I am currently reading - and adoring - The Morville Hours by Katherine Swift. It's a book about the creation of a garden in Shropshire, but so much more than that: astronomy, agriculture, history, geology and countless other areas of knowledge feed into Swift's description of turning a bare field into a series of gardens inspired by former residents of Morville. (This woman's learned, writes beautifully and created a huge, wonderful garden, Yes, I want to be her.)This book has thrown up a hundred different trains of thought in my mind, but the current one is the different forms of inspiration for creating gardens. Swift's garden conjures up an imagined place inhabited by different characters from the past: but others seek inspiration in eveything from quantum physics to the music of Bach. Last Sunday I visited a garden inspired by art: not individual paintings, but the style of an artist.
I think my favourite part of Kathy Brown's garden in Stevington, Bedfordshire was the Barbara Hepworth garden (pictured above), which was sparkling in the September sun. I don't know much about Hepworth but this garden certainly made me want to learn more, which was perhaps part of the point. There were other gardens inspired by Kandinsky, Mondrian, Monet, Hokusai and Rothko, plus French parterres, a cottage garden and an orchard: I'll try to upload a gallery of more images later in the week: in the meantime visit Kathy's blog and site for more info.

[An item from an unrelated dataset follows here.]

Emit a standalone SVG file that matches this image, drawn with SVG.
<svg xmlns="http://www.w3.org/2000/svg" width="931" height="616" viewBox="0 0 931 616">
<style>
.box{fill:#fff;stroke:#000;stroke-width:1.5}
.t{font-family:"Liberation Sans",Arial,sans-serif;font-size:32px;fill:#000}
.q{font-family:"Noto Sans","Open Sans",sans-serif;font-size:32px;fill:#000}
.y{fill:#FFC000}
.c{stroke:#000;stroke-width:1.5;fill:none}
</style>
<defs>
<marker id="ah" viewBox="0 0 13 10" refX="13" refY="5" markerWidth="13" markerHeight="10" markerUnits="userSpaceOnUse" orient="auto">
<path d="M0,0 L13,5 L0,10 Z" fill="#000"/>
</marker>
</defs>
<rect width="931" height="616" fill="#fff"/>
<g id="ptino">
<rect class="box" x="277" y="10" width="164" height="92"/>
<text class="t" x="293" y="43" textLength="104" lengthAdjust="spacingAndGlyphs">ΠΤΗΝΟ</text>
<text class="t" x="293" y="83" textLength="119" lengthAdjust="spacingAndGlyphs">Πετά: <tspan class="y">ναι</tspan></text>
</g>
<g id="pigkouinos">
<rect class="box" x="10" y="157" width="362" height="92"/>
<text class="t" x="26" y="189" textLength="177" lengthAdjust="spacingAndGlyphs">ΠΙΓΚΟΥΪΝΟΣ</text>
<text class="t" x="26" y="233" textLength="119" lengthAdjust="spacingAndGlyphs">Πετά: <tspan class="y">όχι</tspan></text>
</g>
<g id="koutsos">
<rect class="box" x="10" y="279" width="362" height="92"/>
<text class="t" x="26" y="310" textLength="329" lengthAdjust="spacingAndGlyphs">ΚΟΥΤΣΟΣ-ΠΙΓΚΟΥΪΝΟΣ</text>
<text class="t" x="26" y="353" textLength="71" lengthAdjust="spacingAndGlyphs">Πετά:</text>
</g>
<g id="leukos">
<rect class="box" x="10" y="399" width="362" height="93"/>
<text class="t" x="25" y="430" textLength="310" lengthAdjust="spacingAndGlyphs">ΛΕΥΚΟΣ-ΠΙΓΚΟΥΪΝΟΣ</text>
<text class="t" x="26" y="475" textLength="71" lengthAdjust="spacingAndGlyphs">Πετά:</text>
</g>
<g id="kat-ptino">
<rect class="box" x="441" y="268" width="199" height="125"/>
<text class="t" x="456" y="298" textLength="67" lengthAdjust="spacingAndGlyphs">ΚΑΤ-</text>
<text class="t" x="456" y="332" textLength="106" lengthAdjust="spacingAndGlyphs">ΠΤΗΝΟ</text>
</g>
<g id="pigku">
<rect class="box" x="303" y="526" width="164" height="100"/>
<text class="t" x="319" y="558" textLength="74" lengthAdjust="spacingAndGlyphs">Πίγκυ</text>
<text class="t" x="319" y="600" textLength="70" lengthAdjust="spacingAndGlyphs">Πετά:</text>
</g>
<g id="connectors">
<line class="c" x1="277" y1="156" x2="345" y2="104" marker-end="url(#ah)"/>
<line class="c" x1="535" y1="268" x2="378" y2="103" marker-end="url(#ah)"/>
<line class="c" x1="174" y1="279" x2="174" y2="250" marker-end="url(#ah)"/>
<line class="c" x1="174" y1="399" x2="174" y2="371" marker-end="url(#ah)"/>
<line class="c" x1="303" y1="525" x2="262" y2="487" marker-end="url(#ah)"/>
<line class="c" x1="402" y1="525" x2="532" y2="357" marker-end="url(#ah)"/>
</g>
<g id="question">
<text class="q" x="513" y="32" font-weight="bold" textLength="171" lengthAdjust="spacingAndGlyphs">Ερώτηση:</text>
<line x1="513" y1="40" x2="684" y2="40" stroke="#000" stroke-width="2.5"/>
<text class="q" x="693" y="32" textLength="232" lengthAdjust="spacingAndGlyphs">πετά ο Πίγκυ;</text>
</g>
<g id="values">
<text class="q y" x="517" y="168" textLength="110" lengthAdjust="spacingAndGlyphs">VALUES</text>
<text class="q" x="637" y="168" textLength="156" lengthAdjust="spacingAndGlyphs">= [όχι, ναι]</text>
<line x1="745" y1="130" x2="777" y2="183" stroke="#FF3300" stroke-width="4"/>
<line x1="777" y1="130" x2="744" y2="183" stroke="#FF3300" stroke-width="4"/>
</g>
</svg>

The other wonderful thing about Kathy's garden was its playfulness - which was handy as I took my two-year-old daughter along. She adored the playhouse and the tyre swing. She insisted on stroking a huge bumblebee resting (along with dozens of honey bees) on the Sedum spectabile 'Autumn Joy' but fortunately it didn't sting her. She also loved the shells in the Hepworth garden and the Humpty Dumpty figure on top of the Mondrian-esque wall (just visible in the picture above). And the squash and chocolate sponge at the church hall afterwards went down very well, too.

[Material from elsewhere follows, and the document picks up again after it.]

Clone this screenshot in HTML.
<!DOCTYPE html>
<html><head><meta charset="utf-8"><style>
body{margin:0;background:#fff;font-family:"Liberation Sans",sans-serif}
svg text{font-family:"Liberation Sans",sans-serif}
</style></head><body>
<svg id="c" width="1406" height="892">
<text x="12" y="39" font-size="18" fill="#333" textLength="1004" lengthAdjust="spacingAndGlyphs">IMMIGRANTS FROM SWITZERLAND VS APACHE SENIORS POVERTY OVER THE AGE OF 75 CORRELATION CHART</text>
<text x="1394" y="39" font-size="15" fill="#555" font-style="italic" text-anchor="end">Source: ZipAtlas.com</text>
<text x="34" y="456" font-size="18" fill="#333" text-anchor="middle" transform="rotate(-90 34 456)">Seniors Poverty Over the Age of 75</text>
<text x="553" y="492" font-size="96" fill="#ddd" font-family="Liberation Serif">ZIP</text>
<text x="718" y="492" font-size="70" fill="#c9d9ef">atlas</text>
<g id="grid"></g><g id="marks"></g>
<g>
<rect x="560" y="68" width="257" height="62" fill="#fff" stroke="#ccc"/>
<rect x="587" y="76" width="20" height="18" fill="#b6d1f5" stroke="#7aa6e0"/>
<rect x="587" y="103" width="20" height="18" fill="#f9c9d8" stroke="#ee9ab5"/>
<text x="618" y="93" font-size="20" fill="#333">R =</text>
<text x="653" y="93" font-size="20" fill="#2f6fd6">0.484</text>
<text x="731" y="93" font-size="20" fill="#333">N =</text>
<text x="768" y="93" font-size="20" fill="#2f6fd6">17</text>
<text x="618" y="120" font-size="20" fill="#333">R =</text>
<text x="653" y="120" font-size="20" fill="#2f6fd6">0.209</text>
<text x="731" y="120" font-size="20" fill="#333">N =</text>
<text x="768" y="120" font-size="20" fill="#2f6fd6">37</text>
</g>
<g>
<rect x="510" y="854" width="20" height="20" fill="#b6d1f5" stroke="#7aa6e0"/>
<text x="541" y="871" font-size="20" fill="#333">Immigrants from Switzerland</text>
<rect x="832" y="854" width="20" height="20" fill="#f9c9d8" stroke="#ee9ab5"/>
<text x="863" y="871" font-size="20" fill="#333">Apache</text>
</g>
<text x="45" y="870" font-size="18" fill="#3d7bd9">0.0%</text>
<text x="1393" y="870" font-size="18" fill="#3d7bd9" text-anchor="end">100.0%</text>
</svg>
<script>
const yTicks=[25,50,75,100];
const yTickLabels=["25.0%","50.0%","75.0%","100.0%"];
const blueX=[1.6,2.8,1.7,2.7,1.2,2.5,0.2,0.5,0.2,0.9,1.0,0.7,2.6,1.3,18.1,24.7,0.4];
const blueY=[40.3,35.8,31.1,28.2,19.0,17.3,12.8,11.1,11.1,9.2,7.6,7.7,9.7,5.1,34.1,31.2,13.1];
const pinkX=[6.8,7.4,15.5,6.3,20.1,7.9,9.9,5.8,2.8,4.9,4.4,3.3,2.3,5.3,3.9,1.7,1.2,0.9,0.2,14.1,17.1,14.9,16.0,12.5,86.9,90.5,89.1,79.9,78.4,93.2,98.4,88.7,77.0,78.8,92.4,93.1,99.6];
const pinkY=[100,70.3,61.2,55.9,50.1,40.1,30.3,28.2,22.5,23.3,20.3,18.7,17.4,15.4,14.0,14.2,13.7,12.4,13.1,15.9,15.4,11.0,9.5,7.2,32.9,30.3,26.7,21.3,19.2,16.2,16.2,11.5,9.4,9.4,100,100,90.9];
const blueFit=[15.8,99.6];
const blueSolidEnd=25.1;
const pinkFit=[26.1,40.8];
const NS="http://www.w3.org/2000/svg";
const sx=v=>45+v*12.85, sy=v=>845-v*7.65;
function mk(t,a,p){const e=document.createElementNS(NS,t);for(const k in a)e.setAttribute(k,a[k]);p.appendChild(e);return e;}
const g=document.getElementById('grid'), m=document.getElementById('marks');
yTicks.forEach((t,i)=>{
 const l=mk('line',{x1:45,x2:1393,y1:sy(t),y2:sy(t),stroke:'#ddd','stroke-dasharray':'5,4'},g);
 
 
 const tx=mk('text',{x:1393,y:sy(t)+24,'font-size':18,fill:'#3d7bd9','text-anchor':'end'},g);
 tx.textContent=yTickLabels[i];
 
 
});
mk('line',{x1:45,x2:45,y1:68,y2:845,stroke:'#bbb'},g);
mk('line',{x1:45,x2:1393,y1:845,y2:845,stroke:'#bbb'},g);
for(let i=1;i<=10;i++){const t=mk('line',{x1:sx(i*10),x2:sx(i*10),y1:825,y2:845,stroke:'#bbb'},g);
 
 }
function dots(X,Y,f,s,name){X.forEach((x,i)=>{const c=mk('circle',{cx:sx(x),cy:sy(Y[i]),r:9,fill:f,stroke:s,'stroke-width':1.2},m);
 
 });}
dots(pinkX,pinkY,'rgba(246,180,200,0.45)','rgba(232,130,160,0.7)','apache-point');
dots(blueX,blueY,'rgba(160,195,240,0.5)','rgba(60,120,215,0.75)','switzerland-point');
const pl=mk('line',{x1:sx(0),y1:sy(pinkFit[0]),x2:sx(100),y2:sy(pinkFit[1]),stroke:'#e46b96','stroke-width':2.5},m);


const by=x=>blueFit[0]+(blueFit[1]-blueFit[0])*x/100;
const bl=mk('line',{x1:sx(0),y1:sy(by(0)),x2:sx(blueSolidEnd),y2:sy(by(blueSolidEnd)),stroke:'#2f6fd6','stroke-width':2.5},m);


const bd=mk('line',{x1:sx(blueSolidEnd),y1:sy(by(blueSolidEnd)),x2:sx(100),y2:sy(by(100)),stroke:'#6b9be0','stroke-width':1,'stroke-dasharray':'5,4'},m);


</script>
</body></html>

Anyway, this garden, along with the Morville Hours, led me to thinking about the inspiration for my garden revamp (which I am hoping to get under way next year, building work allowing). Up until now I've been lusting over individual plants, planning shapes of borders, mulling over shades of patio stone and whether a pergola or an arch would be best. But perhaps there should be something more cerebral behind the pretty flowers? A overarching concept, a theme? Or is that a tad prententious for a 70ft garden on the back of a 30s semi? I wouldn't want anyone to think I was taking myself too seriously, after all. Advice welcome, in the usual way below.